La sua adesione ai verdi d’Europa ha suscitato attenzione e forse qualche interrogativo ma non ha provocato alcuna esplicita reazione negativa da parte del Pd né a Milano né a Roma. In qualche modo se lo aspettavano ma non lo consideravano un evento catastrofico come invece sarebbe stata la decisione del sindaco di non ricandidarsi, cosa che avrebbe riaperto una partita assai complicata e ridato spazio e speranze ad un centro-destra che faceva (e fa) fatica ad individuare un candidato credibile.
Del resto Beppe Sala non ha mai fatto vita di partito nel Pd lasciando cadere i numerosi inviti ricevuti per partecipare a riunioni di partito. E, in ogni caso, rimane il candidato del Nazareno alle elezioni d’autunno per Palazzo Marino. In fondo la collocazione di Sala tra i Verdi potrebbe rafforzare il suo ruolo nella partita ecologico-ambiental-digitale mobilitando ingenti risorse che divengono strategiche in una città metropolitana come Milano e dando un forte contributo per la ripresa dell’economia di tutto il paese.
Qualcosa di rilevante è però accaduto negli ultimi giorni con l’emersione della candidatura a sindaco di Gabriele Albertini, ex inquilino di Palazzo Marino dal 1997 al 2006, ipotizzata inizialmente (e sorprendentemente) dal Corriere della Sera e fatta propria in prima persona da Matteo Salvini. Nel secondo mandato di Albertini, la Lega era entrata in maggioranza ma tra i due non vi erano mai stati per la verità eccellenti rapporti. Oggi, almeno per Salvini, i vecchi dissapori sono retaggi del passato che non hanno più ragione di esistere e la nuova candidatura di Albertini, che ha sempre tenuto un certo understatement (al punto di autodefinirsi amministratore di un grande condominio, cosa che non ha nuociuto alla sua popolarità), sarebbe un’ottima idea. E non solo perché rappresenterebbe una figura nota e riconoscibile da un elettorato come quello milanese che gli ha dato in passato grandi consensi ma soprattutto perché non è certo identificabile come “uomo della Lega” la quale, del resto, quando ha accentuato posizioni sovraniste non ha mai ottenuto grandi risultati elettorali in una metropoli che per la sua storia ha una vocazione riformista del “fare” e si sente integrata in una realtà europea di cui vorrebbe semmai accelerarne l’integrazione.

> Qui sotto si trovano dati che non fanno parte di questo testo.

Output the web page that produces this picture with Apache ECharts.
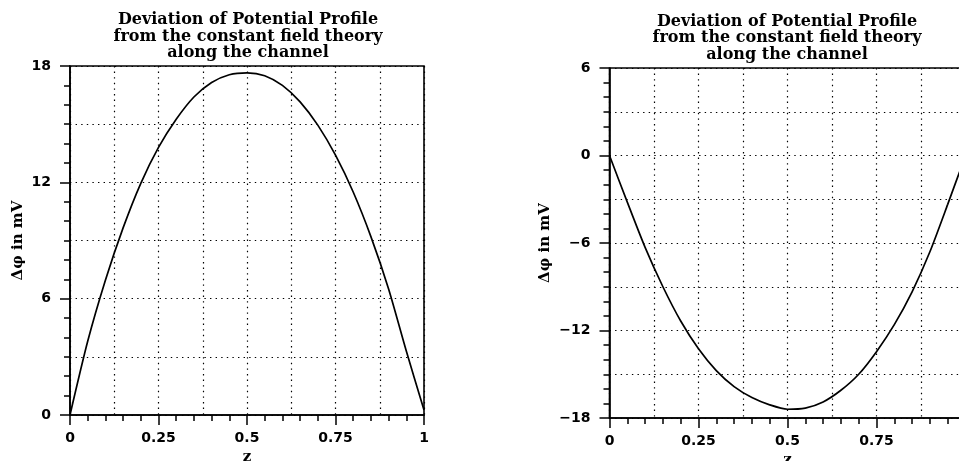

È più che naturale la convergenza su Albertini da parte Forza Italia e di Fratelli d’Italia, oltre che di altre forze moderate. I sondaggi fatti avrebbero confermato per l’ex sindaco buone prospettive in un ipotetico duello elettorale con Sala che nel frattempo ha presentato la sua lista civica e si propone di “costruire la prossima classe dirigente della città”. Gabriele Albertini è però rimasto sino ad ora in silenzio. Forse per riflettere bene su una candidatura che, oltre alla possibile soddisfazione di riaprire una partita che sembrava ormai chiusa con una marcia trionfale di Sala, gli comporterebbe, in caso di vittoria, impegni assai gravosi, che ben conosce per avere diligentemente svolto il ruolo in passato, e che lo priverebbe di quella privacy che pure apprezza molto. O forse attende di conoscere le reali intenzioni di tutti i partner per porre precise condizioni.

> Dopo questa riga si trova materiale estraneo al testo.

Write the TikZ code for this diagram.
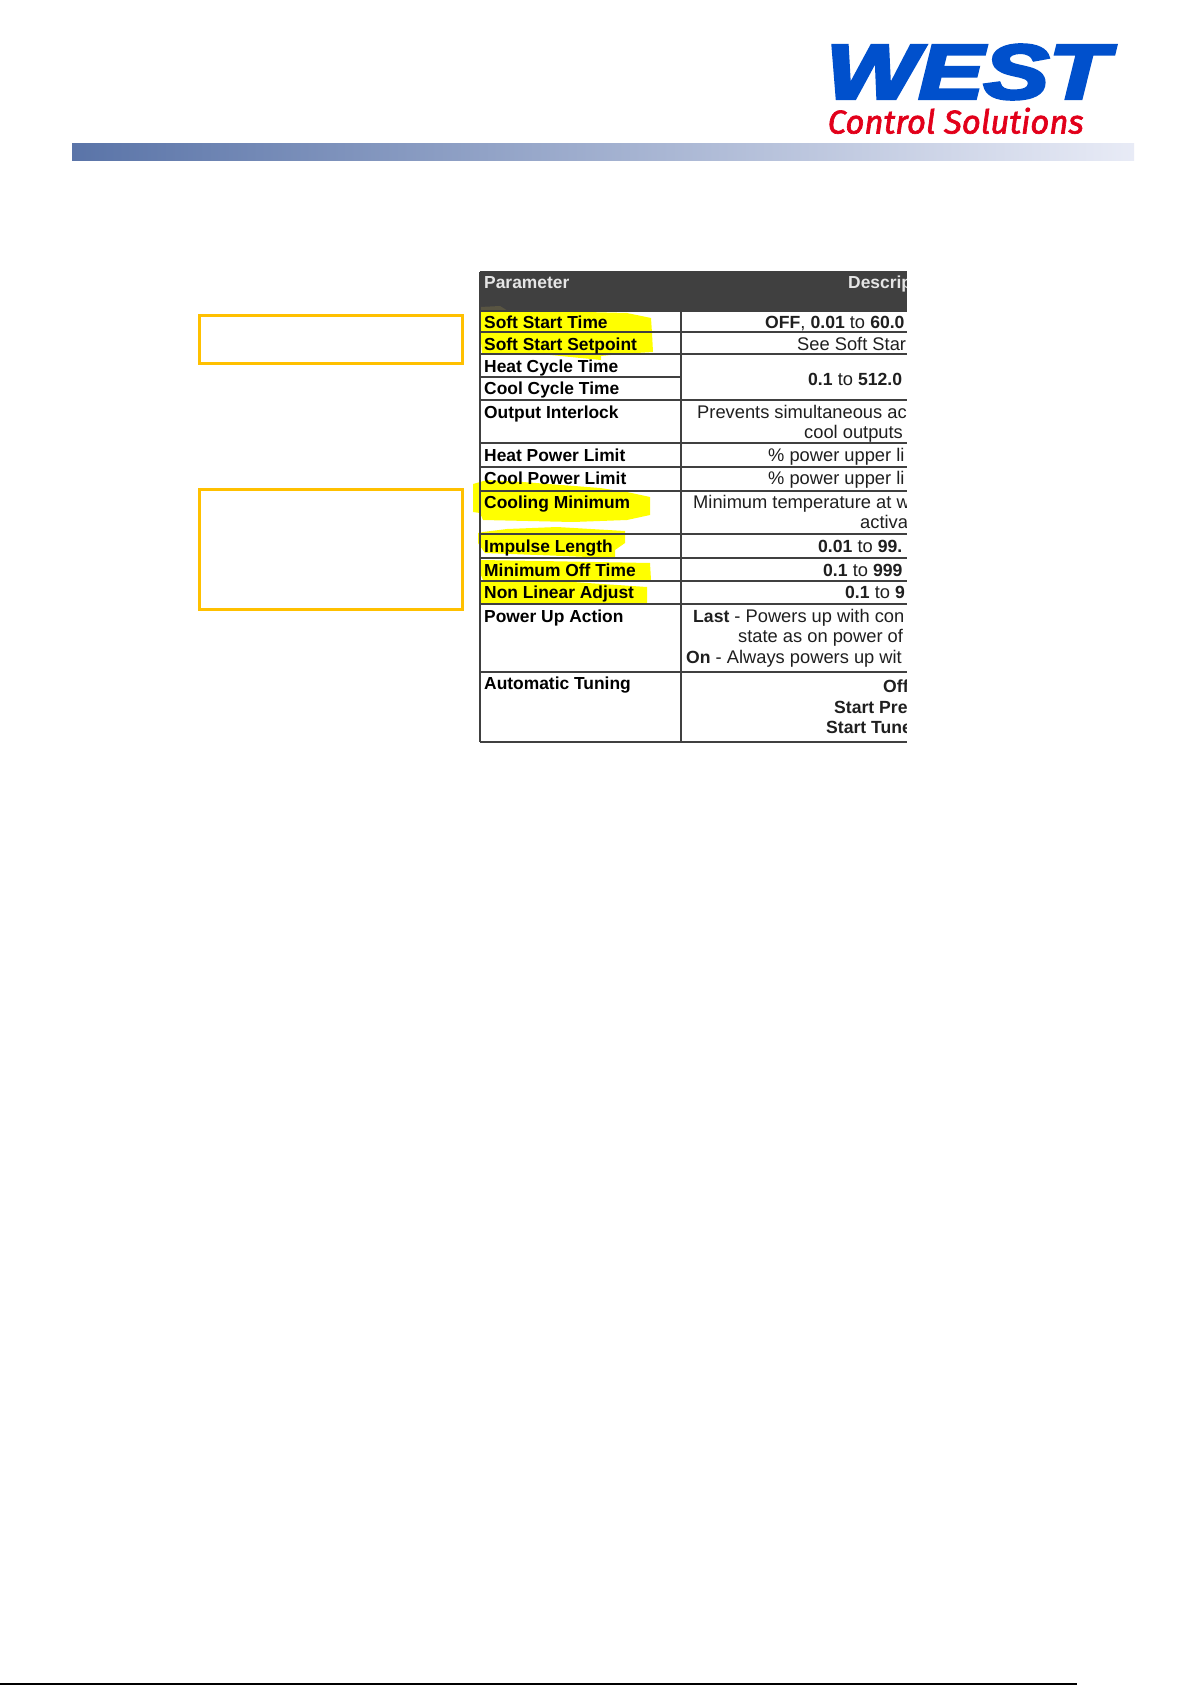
\documentclass[tikz,border=0pt]{standalone}
\usepackage{fontspec}
\setmainfont{Liberation Sans}
\newfontfamily\westfont[BoldItalicFeatures={FakeBold=4}]{Liberation Sans}
\newfontfamily\ctrlfont[ItalicFeatures={FakeBold=2}]{Fira Sans}
\definecolor{westblue}{HTML}{0050CC}
\definecolor{westred}{HTML}{E2001A}
\definecolor{framegold}{HTML}{FFC000}
\definecolor{headgrey}{HTML}{404040}
\definecolor{markyellow}{HTML}{FFFF00}
\definecolor{barleft}{HTML}{5A74A8}
\definecolor{barright}{HTML}{E8EBF6}
\newcommand{\dbold}[1]{{\fontsize{17.6}{20}\selectfont\bfseries #1}}
\begin{document}
\begin{tikzpicture}[
  x=1pt,
  y=-1pt,
  framebox/.style={draw=framegold, line width=3pt},
  gridline/.style={draw=headgrey, line width=1.2pt},
  marker/.style={fill=markyellow},
  paramtext/.style={anchor=base west, inner sep=0pt, font=\fontsize{17.4}{20}\selectfont\bfseries, text=black},
  desctext/.style={anchor=base west, inner sep=0pt, font=\fontsize{18.3}{20}\selectfont, text=black!88},
  headtext/.style={paramtext, text=white!90!black}
]
\useasboundingbox (0,0) rectangle (1192,1685);
\fill[white] (0,0) rectangle (1192,1685);
% header
\shade[left color=barleft, right color=barright, draw=none]
  (72,143.5) rectangle (1134,161);
\node[anchor=base west, inner sep=0pt, text=westblue] (westname) at (826,98.5)
  {\scalebox{1.27}[1]{\westfont\bfseries\itshape\fontsize{77}{80}\selectfont WEST}};
\node[anchor=base west, inner sep=0pt, text=westred] (ctrlname) at (827.5,133.5)
  {\ctrlfont\itshape\fontsize{33}{36}\selectfont Control Solutions};
% empty frames
\node[framebox, minimum width=263pt, minimum height=47.5pt, inner sep=0pt, anchor=north west] (frametop) at (198,314) {};
\node[framebox, minimum width=263pt, minimum height=119.5pt, inner sep=0pt, anchor=north west] (framelow) at (198,488) {};
% highlighter strokes
\fill[marker] (479,312) -- (545,311) -- (627,313) -- (651,318) -- (652,333) -- (653,352) -- (620,354)
  -- (601,356) -- (601,360) -- (540,354) -- (482,353) -- (480,330) -- cycle;
\fill[marker] (473,484) -- (487,480) -- (523,482) -- (600,488) -- (627,492) -- (650,497) -- (650,515)
  -- (627,520) -- (573,522) -- (483,520) -- (480,513) -- (473,512) -- cycle;
\fill[marker] (478,533) -- (483,532) -- (507,529) -- (557,527) -- (625,531) -- (625,543) -- (615,550)
  -- (615,558) -- (485,553) -- (478,543) -- cycle;
\fill[marker] (480,560) -- (540,561) -- (650,563) -- (651,580) -- (483,580) -- (480,573) -- cycle;
\fill[marker] (480,582) -- (573,582) -- (647,587) -- (647,603) -- (540,603) -- (480,603) -- cycle;
% table
\fill[headgrey] (480,272) rectangle (907,311);
\fill[black!75!yellow] (480,307) -- (500,306) -- (508,311) -- (480,311) -- cycle;
\foreach \rowy in {311,332,354,443,467,491,534,558,581,604,672}
  \draw[gridline] (480,\rowy) -- (907,\rowy);
\draw[gridline] (480,377) -- (681,377);
\draw[gridline] (480,400) -- (907,400);
\draw[gridline] (480,272) -- (907,272);
\draw[gridline] (480,742) -- (907,742);
\draw[gridline] (480,272) -- (480,742);
\draw[gridline] (681,272) -- (681,742);
% parameter column
\foreach \rowname/\rowy/\rowtext in {
  softtime/328/Soft Start Time,
  softset/350/Soft Start Setpoint,
  heatcycle/372/Heat Cycle Time,
  coolcycle/394/Cool Cycle Time,
  interlock/418/Output Interlock,
  heatlimit/461/Heat Power Limit,
  coollimit/484/Cool Power Limit,
  coolmin/508/Cooling Minimum,
  impulse/552/Impulse Length,
  minoff/576/Minimum Off Time,
  nonlinear/598/Non Linear Adjust,
  powerup/622/Power Up Action,
  autotune/689/Automatic Tuning}
  \node[paramtext] (\rowname) at (484,\rowy) {\rowtext};
\node[headtext] (paramhead) at (484,289) {Parameter};
% description column, cut off at the right
\begin{scope}
\clip (682,260) rectangle (906.5,750);
\node[headtext] (deschead) at (848,289) {Descrip};
\node[desctext] (dsoft) at (765,328) {\dbold{OFF}, \dbold{0.01} to \dbold{60.0}};
\node[desctext] (dset) at (797,350) {See Soft Star};
\node[desctext] (dcycle) at (808,385) {\dbold{0.1} to \dbold{512.0}};
\node[desctext] (dlock) at (697,418) {Prevents simultaneous ac};
\node[desctext] (dlockb) at (804,438) {cool outputs};
\node[desctext] (dheat) at (768,461) {\% power upper li};
\node[desctext] (dcool) at (768,484) {\% power upper li};
\node[desctext] (dmin) at (693,508) {Minimum temperature at w};
\node[desctext] (dminb) at (860,528) {activa};
\node[desctext] (dimp) at (818,552) {\dbold{0.01} to \dbold{99.}};
\node[desctext] (doff) at (823,576) {\dbold{0.1} to \dbold{999}};
\node[desctext] (dnon) at (845,598) {\dbold{0.1} to \dbold{9}};
\node[desctext] (dlast) at (693,622) {\dbold{Last} - Powers up with con};
\node[desctext] (dstate) at (738,642) {state as on power of};
\node[desctext] (don) at (686,663) {\dbold{On} - Always powers up wit};
\node[desctext] (dtune) at (883,692) {\dbold{Off}};
\node[desctext] (dpre) at (834,713) {\dbold{Start Pre}};
\node[desctext] (dstart) at (826,733) {\dbold{Start Tune}};
\end{scope}
% foot line
\draw[black, line width=1.4pt] (0,1684) -- (1077,1684);
\end{tikzpicture}
\end{document}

In ogni caso Repubblica si è portata avanti presentandolo, affiancato a Bassolino, come una “minestra riscaldata”, simbolo gerontocratico della decadenza inarrestabile dell’odierna offerta politica di un sistema commissariato dal governo Draghi. Albertini (classe 1950) è avvertito.
Per il resto chi vivrà vedrà, anche Sala del resto ci ha pensato un po’ prima di ricandidarsi.